Chroniques des vanités bourgeoises dans une Amérique sixties aux airs de pochette de disque easy-listenning. Un grand film peu vu.
C’est un des secrets les mieux gardés du cinéma américain. Longtemps inconnu et invisible, anomalie hollywoodienne comme les studios savaient en produire dans les années 60 et 70, The Swimmer est un chef-d’œuvre.
Un homme, Neddy Merrill, fait sa réapparition surprise dans la piscine d’un couple d’amis après une longue absence. Nous sommes dans la vallée du Connecticut, dans la bonne société wasp où le temps (grand sujet de The Swimmer) semble s’être arrêté entre deux cocktails et une barbecue party.
Au gré de la conversation, Neddy découvre qu’il lui est possible de nager de piscine en piscine jusqu’à sa maison, et décide de relever le défi. “I am swimming home” deviendra le leitmotiv du film, le seul de l’histoire du cinéma (à notre connaissance) où le personnage principal est en maillot de bain de la première à la dernière image.
Cet homme, c’est Burt Lancaster, 52 ans et dans une forme physique éblouissante, entretenue par des séances de sport et de musculation intensives avant le tournage (réalisé en 1966, le film attendra deux ans avant de connaître une sortie confidentielle).
Burt Lancaster a toujours considéré The Swimmer comme son plus grand rôle et son meilleur film, malgré sa faible notoriété en regard des nombreux classiques interprétés par la star tout au long de sa carrière.
Au-delà d’un probable délire narcissique de Lancaster, sublime en athlète désorienté, on ne peut que comprendre son attachement à ce film dont il est de toute évidence le véritable auteur. Frank Perry, curieux cinéaste à la filmographie erratique, quitta même le plateau pour “divergences artistiques” et quelques scènes furent tournées par Sidney Pollack, qui venait de mettre en scène Lancaster dans Les Chasseurs de scalps.
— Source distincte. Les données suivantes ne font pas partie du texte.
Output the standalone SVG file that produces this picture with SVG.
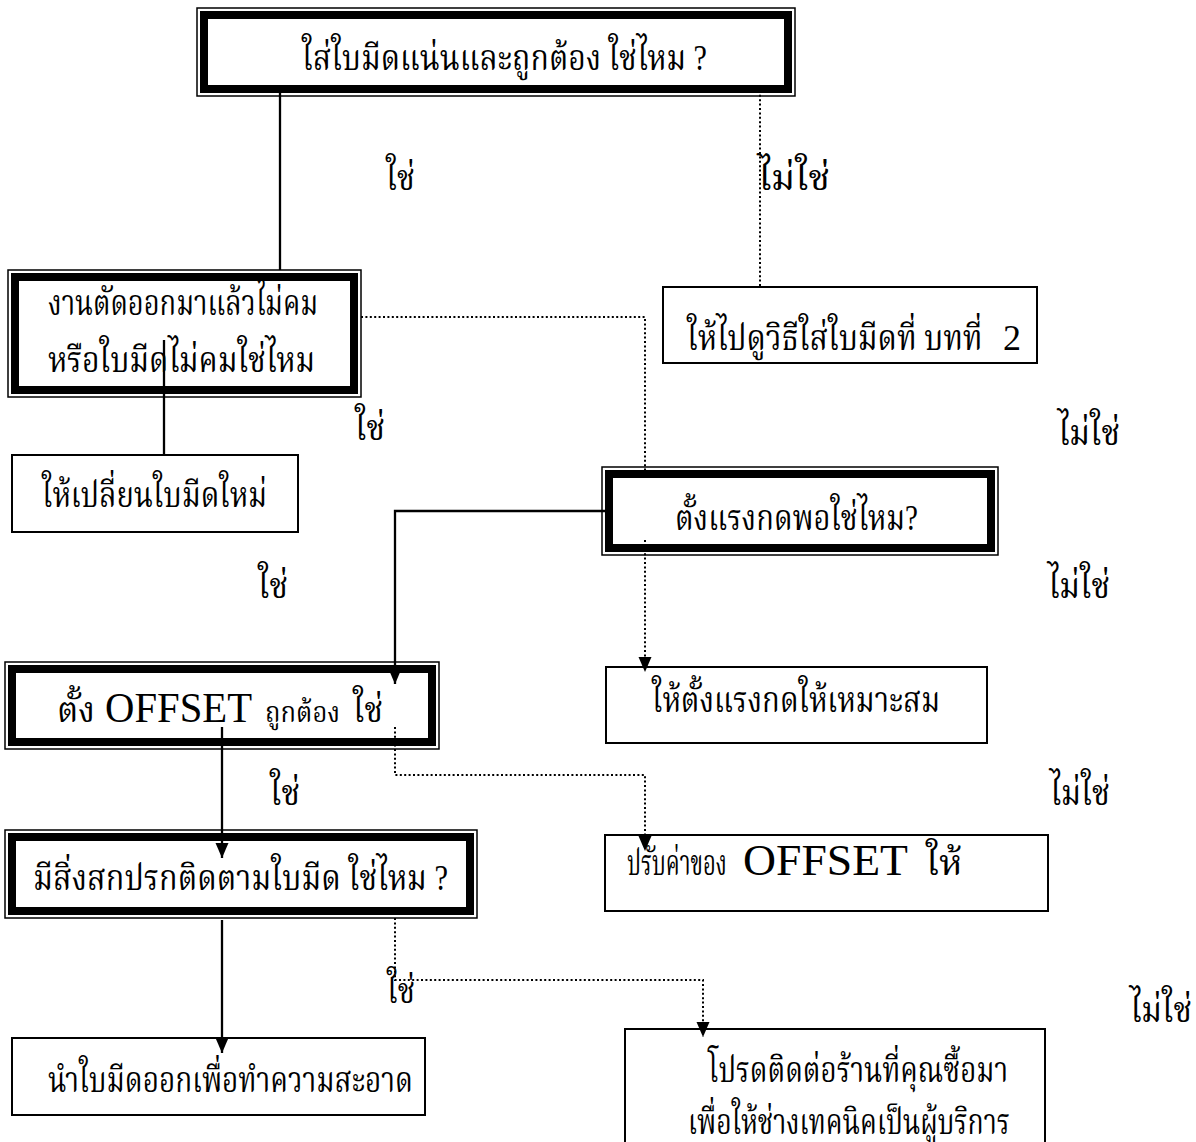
<svg xmlns="http://www.w3.org/2000/svg" width="1196" height="1142" viewBox="0 0 1196 1142">
<style>
.thin{fill:#fff;stroke:#000;stroke-width:1.5}
.thick{fill:none;stroke:#000;stroke-width:8}
.box{fill:#fff;stroke:#000;stroke-width:2}
.solid{fill:none;stroke:#000;stroke-width:2.3}
.dot{fill:none;stroke:#000;stroke-width:2;stroke-dasharray:2 2.4}
.t{font-family:'Liberation Serif','Noto Serif Thai','Noto Sans Thai',serif;font-size:35px;fill:#000}
.lat{font-family:'Liberation Serif',serif;fill:#000}
</style>
<defs>
<marker id="arr" markerUnits="userSpaceOnUse" markerWidth="16" markerHeight="14" refX="15" refY="6.5" orient="auto"><path d="M0,0 L15,6.5 L0,13 z" fill="#000"/></marker>
</defs>
<rect width="1196" height="1142" fill="#fff"/>

<g id="n1">
<rect class="thin" x="197" y="8" width="598" height="88"/>
<rect class="thick" x="204" y="15" width="584" height="74"/>
<text class="t" x="302" y="70" textLength="405" lengthAdjust="spacingAndGlyphs">ใส่ใบมีดแน่นและถูกต้อง ใช่ไหม ?</text>
</g>

<g id="n2">
<rect class="thin" x="8" y="270" width="353" height="127"/>
<rect class="thick" x="15" y="277" width="339" height="113"/>
<text class="t" x="48" y="315" textLength="270" lengthAdjust="spacingAndGlyphs">งานตัดออกมาแล้วไม่คม</text>
<text class="t" x="48" y="372" textLength="267" lengthAdjust="spacingAndGlyphs">หรือใบมีดไม่คมใช่ไหม</text>
</g>

<g id="n3">
<rect class="box" x="663" y="287" width="374" height="76"/>
<text class="t" transform="translate(687,350) scale(0.865,1)">ให้ไปดูวิธีใส่ใบมีดที่ บทที่</text>
<text class="lat" x="1003" y="350" font-size="36">2</text>
</g>

<g id="n4">
<rect class="box" x="12" y="455" width="286" height="77"/>
<text class="t" x="42" y="507" textLength="225" lengthAdjust="spacingAndGlyphs">ให้เปลี่ยนใบมีดใหม่</text>
</g>

<g id="n5">
<rect class="thin" x="602" y="467" width="396" height="88"/>
<rect class="thick" x="609" y="474" width="382" height="74"/>
<text class="t" x="675" y="530" textLength="243" lengthAdjust="spacingAndGlyphs">ตั้งแรงกดพอใช่ไหม?</text>
</g>

<g id="n6">
<rect class="thin" x="5" y="662" width="434" height="87"/>
<rect class="thick" x="12" y="669" width="420" height="73"/>
<text class="t" x="57" y="722"><tspan textLength="38" lengthAdjust="spacingAndGlyphs">ตั้ง</tspan><tspan class="lat" x="105" font-size="42" textLength="147" lengthAdjust="spacingAndGlyphs">OFFSET</tspan><tspan x="265" font-size="29" textLength="75" lengthAdjust="spacingAndGlyphs">ถูกต้อง</tspan><tspan x="353" textLength="30" lengthAdjust="spacingAndGlyphs">ใช่</tspan></text>
</g>

<g id="n7">
<rect class="box" x="606" y="667" width="381" height="76"/>
<text class="t" x="652" y="712" textLength="288" lengthAdjust="spacingAndGlyphs">ให้ตั้งแรงกดให้เหมาะสม</text>
</g>

<g id="n8">
<rect class="thin" x="5" y="830" width="472" height="88"/>
<rect class="thick" x="12" y="837" width="458" height="74"/>
<text class="t" x="33" y="890" textLength="415" lengthAdjust="spacingAndGlyphs">มีสิ่งสกปรกติดตามใบมีด ใช่ไหม ?</text>
</g>

<g id="n9">
<rect class="box" x="605" y="835" width="443" height="76"/>
<text class="t" transform="translate(627,875) scale(0.63,1)">ปรับค่าของ</text>
<text class="lat" x="743" y="875" font-size="44" textLength="165" lengthAdjust="spacingAndGlyphs">OFFSET</text>
<text class="t" x="926" y="875" textLength="36" lengthAdjust="spacingAndGlyphs">ให้</text>
</g>

<g id="n10">
<rect class="box" x="12" y="1038" width="413" height="77"/>
<text class="t" x="48" y="1092" textLength="365" lengthAdjust="spacingAndGlyphs">นำใบมีดออกเพื่อทำความสะอาด</text>
</g>

<g id="n11">
<rect class="box" x="625" y="1029" width="420" height="130"/>
<text class="t" x="708" y="1082" textLength="300" lengthAdjust="spacingAndGlyphs">โปรดติดต่อร้านที่คุณซื้อมา</text>
<text class="t" x="688" y="1134" textLength="322" lengthAdjust="spacingAndGlyphs">เพื่อให้ช่างเทคนิคเป็นผู้บริการ</text>
</g>

<g id="connectors">
<line class="solid" x1="280" y1="86" x2="280" y2="270"/>
<line class="dot" x1="760" y1="86" x2="760" y2="287"/>
<line class="solid" x1="164" y1="340" x2="164" y2="455"/>
<polyline class="dot" points="361,317 645,317 645,472"/>
<polyline class="solid" points="609,511 395,511 395,684" marker-end="url(#arr)"/>
<line class="dot" x1="645" y1="540" x2="645" y2="672" marker-end="url(#arr)"/>
<line class="solid" x1="222" y1="727" x2="222" y2="858" marker-end="url(#arr)"/>
<polyline class="dot" points="395,727 395,775 645,775 645,851" marker-end="url(#arr)"/>
<line class="solid" x1="222" y1="920" x2="222" y2="1053" marker-end="url(#arr)"/>
<polyline class="dot" points="395,918 395,980 703,980 703,1037" marker-end="url(#arr)"/>
</g>

<g id="labels">
<text class="t" x="386" y="190" textLength="29" lengthAdjust="spacingAndGlyphs">ใช่</text>
<text class="t" x="758" y="190" textLength="72" lengthAdjust="spacingAndGlyphs">ไม่ใช่</text>
<text class="t" x="355" y="440" textLength="30" lengthAdjust="spacingAndGlyphs">ใช่</text>
<text class="t" x="1058" y="445" textLength="62" lengthAdjust="spacingAndGlyphs">ไม่ใช่</text>
<text class="t" x="258" y="598" textLength="30" lengthAdjust="spacingAndGlyphs">ใช่</text>
<text class="t" x="1048" y="598" textLength="62" lengthAdjust="spacingAndGlyphs">ไม่ใช่</text>
<text class="t" x="270" y="805" textLength="30" lengthAdjust="spacingAndGlyphs">ใช่</text>
<text class="t" x="1050" y="805" textLength="60" lengthAdjust="spacingAndGlyphs">ไม่ใช่</text>
<text class="t" x="387" y="1003" textLength="28" lengthAdjust="spacingAndGlyphs">ใช่</text>
<text class="t" x="1130" y="1022" textLength="62" lengthAdjust="spacingAndGlyphs">ไม่ใช่</text>
</g>
</svg>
The Swimmer est une allégorie désenchantée sur les mirages de l’american way of life, une critique du culte de la réussite sociale, la description impitoyable d’un monde bourgeois superficiel, aseptisé et autarcique.The Swimmer, dans les marges du Nouvel Hollywood, est un bel objet postmoderne toujours à deux brasses du kitsch absolu mais dont le culot, énorme, s’accompagne d’une extraordinaire intelligence.
Chaque plan ressemble à une pochette de disque easy-listening tandis que le récit, rythmé par les immersions aquatiques du nageur qui sont autant de voyages à travers la mémoire et le temps, dévoile par bribes les blessures et les échecs d’une vie. Ce voyage au bout du néant se permet des incartades bucoliques au ralenti, comme cette incroyable course entre Neddy et un étalon noir, ou sa brève échappée avec une troublante adolescente en bikini.
Puisque The Swimmer a été trop rarement vu et commenté, et que cette reprise dans les salles (après celles d’Electra Glide in Blue et Abattoir 5, félicitations au distributeur Splendor) est providentielle, on se gardera d’en dévoiler ici la fin, stupéfiante de tristesse, digne d’une chute de La Quatrième Dimension filmée par Alain Resnais.